Silence assumes a different quality in this second reading. It is no longer the temporal absence of sound. ('There is more sound volume in many silences than in a fortissimo from a Beethoven piece', Nono states.) Rather, it is an open space from which new sounds can emerge again and again. In this sense, silence can join the fragments. Until the next fragment, the listener has the opportunity to listen again to the sounds in his memory that have already faded. With that, the 'absence of sounds' becomes at least equally important as the sounds themselves. According to Nono, this space of silence is not amorphous.
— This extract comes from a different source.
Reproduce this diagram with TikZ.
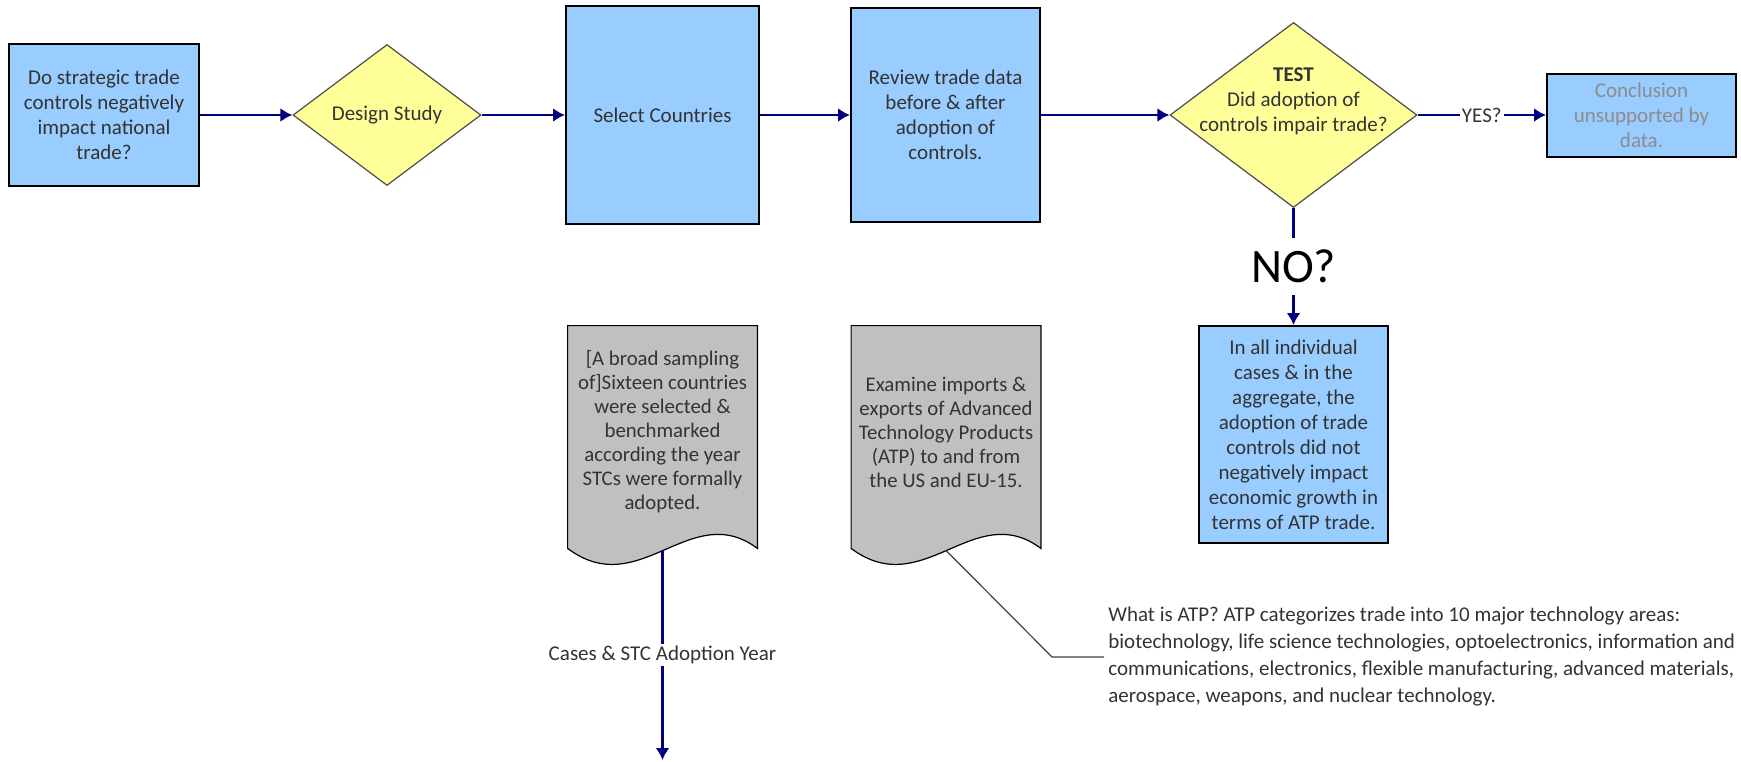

It can be experienced differently every time it is heard with a susceptible fantasy for dreamy spaces, for sudden ecstacies, for unspeakable thoughts, for quiet breathing and for the silence of timeless singing (cf. Nono's preface to the string quartet). Different sounds emerge from these constantly changing silences. However, it is silence - the 'absence of the sound' that is not a nothingness and that should not be thought of as an absence - that deserves attention for this very reason. All silences (in Fragmente - Stille, An Diotima) (Play music) are different and all are filled with their own meanings. They are there to be listened to (cf. Zenck, p.20-1. cf. Broers, p.302-5).

[9] The encounter with this process of listening, the encounter with silence, can be considered a principal idea of Fragmente - Stille, An Diotima) (Play music). Music itself accomplishes the rearrangement or reversal of the initial conceptual hierarchy between sound and silence. A deconstructive strategy. Deconstruction at work within music.